Search the material below for the word "diagram" and copy every line in which it occurs.

--

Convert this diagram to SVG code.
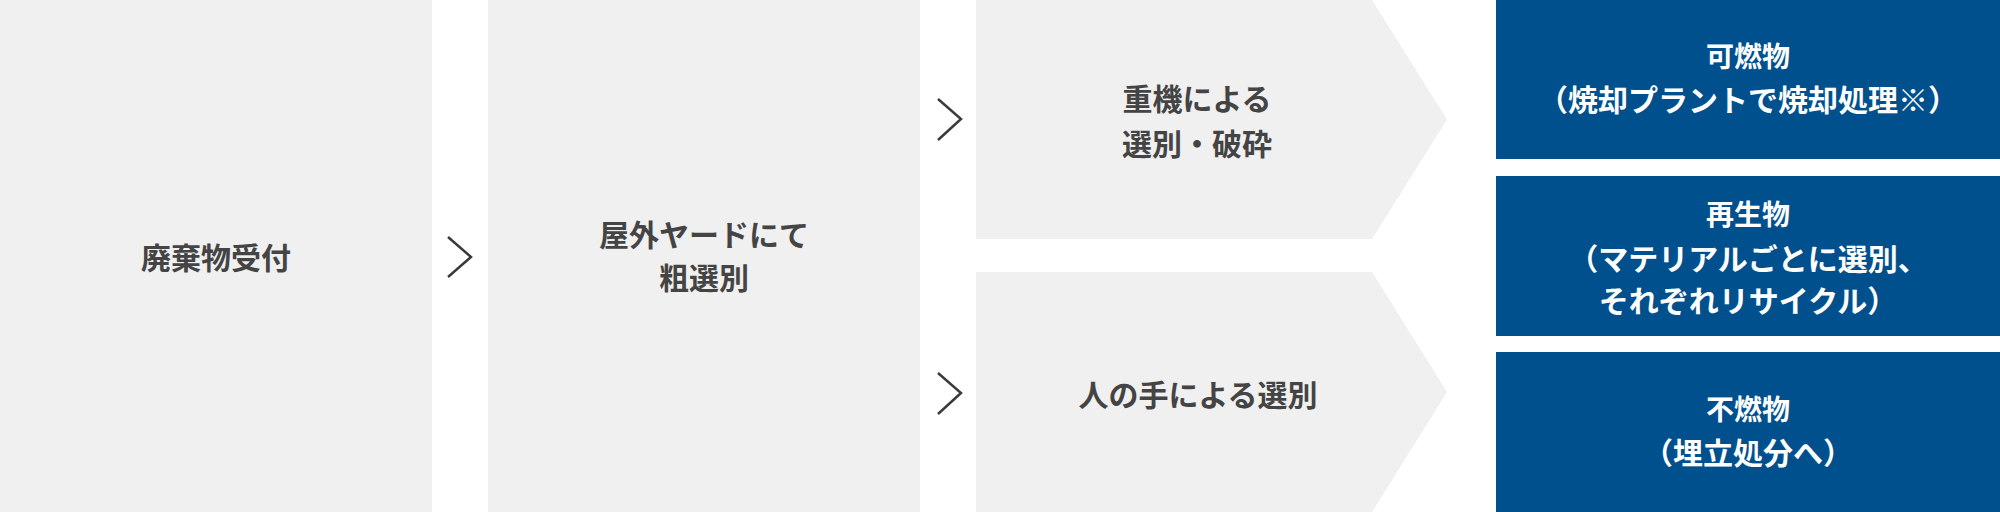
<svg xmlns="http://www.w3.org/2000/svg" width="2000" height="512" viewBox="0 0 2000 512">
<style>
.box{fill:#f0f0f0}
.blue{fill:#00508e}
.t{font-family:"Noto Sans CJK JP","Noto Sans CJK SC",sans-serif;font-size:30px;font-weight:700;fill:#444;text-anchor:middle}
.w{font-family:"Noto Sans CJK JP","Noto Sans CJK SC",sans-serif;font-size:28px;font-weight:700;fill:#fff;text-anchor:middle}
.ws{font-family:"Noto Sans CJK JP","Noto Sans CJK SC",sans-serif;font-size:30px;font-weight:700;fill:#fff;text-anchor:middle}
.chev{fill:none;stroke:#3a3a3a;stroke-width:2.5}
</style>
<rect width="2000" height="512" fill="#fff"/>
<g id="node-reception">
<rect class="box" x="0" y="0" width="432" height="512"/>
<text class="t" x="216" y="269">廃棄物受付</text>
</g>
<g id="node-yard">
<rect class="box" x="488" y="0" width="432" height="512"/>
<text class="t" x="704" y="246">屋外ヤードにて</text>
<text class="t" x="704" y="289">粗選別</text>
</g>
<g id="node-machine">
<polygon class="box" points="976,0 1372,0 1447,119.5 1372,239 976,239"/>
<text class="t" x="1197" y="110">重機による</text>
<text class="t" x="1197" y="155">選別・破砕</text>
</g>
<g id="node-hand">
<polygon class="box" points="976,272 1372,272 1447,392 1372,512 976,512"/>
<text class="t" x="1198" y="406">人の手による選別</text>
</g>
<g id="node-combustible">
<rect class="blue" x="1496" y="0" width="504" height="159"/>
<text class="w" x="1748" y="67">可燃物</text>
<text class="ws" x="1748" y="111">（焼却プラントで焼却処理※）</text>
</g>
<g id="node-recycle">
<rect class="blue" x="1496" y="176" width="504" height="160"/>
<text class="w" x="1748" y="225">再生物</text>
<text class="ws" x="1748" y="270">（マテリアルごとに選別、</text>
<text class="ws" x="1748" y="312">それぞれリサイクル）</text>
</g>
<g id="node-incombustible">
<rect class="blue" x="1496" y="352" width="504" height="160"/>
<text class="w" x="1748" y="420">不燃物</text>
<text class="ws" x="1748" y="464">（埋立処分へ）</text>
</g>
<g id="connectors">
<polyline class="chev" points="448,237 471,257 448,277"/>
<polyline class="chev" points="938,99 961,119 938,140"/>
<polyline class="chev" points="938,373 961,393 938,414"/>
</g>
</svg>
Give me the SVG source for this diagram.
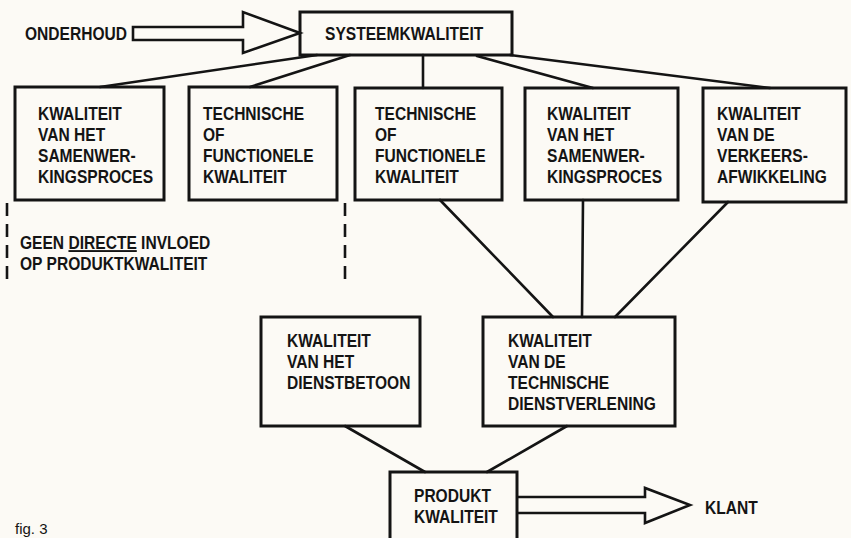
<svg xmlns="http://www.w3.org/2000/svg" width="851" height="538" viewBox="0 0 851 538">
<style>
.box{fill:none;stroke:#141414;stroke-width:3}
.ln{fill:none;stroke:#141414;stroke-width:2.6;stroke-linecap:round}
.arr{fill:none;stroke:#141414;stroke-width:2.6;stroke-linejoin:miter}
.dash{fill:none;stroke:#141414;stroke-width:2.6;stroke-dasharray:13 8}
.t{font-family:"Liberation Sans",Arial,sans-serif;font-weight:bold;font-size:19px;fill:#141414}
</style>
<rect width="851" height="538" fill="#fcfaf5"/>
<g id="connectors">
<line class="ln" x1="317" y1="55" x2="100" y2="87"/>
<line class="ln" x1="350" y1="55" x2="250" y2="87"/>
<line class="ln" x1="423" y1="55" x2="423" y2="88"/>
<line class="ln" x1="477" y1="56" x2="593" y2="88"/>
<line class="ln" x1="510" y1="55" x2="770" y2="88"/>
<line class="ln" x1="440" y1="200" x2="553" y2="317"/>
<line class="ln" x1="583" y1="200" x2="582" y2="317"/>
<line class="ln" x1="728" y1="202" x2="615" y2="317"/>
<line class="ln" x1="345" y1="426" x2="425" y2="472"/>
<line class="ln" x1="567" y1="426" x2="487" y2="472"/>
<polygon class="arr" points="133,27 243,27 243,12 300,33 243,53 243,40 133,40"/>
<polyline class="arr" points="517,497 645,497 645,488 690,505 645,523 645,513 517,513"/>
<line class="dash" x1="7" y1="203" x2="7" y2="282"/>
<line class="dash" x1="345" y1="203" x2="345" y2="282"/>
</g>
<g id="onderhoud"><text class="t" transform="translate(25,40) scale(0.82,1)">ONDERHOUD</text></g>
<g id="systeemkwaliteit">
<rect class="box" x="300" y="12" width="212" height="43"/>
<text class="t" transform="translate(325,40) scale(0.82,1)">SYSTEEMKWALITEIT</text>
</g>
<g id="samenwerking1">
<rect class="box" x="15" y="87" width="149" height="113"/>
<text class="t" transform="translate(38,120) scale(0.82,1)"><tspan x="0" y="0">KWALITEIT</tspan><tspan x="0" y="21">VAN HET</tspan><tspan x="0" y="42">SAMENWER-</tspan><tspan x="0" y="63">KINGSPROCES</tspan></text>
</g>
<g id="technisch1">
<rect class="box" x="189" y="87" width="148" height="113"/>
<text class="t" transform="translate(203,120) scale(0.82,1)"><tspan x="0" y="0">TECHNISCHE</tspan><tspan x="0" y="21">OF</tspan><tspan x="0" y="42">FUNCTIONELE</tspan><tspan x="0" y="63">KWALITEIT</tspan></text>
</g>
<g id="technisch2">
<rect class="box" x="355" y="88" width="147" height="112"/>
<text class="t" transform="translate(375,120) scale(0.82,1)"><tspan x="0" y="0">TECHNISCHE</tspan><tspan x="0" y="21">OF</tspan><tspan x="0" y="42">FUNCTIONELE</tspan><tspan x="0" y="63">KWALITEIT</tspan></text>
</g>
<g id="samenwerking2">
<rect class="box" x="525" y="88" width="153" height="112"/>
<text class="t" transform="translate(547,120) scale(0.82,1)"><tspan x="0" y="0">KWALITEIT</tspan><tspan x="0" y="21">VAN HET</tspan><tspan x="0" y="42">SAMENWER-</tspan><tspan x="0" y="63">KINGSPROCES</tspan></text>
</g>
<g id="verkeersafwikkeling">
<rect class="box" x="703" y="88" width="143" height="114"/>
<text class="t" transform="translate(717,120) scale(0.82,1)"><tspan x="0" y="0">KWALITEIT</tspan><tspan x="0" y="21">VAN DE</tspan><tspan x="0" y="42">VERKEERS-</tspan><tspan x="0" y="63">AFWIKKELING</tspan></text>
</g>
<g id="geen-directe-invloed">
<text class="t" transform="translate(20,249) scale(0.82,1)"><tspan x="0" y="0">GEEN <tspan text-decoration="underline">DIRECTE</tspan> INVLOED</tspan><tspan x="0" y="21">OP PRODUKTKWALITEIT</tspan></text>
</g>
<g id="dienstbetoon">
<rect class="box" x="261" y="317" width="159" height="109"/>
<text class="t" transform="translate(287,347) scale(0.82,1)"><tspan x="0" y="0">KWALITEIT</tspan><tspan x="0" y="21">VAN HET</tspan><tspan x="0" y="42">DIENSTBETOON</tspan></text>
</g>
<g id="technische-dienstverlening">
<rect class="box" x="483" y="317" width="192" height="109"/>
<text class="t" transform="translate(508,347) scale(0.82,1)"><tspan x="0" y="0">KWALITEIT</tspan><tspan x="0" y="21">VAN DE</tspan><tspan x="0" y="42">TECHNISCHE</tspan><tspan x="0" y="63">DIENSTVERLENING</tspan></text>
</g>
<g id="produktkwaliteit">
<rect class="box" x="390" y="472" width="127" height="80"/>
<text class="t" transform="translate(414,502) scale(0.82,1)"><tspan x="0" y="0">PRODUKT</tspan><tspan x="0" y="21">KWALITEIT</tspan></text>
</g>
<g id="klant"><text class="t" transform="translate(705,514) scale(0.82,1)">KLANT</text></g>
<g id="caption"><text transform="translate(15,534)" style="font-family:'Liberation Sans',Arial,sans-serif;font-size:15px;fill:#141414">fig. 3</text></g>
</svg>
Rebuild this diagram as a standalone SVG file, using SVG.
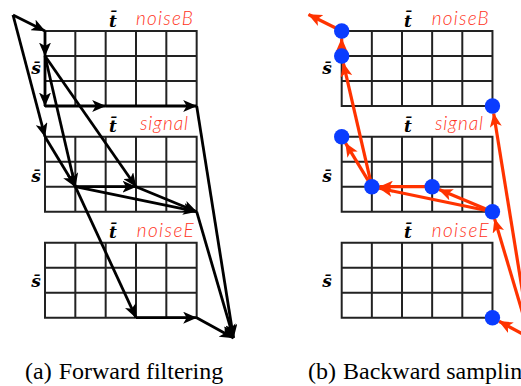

--

→ **ANSWER BELOW**:
Convert this diagram to SVG code.
Give me the SVG source for this diagram.
Rebuild this diagram as a standalone SVG file, using SVG.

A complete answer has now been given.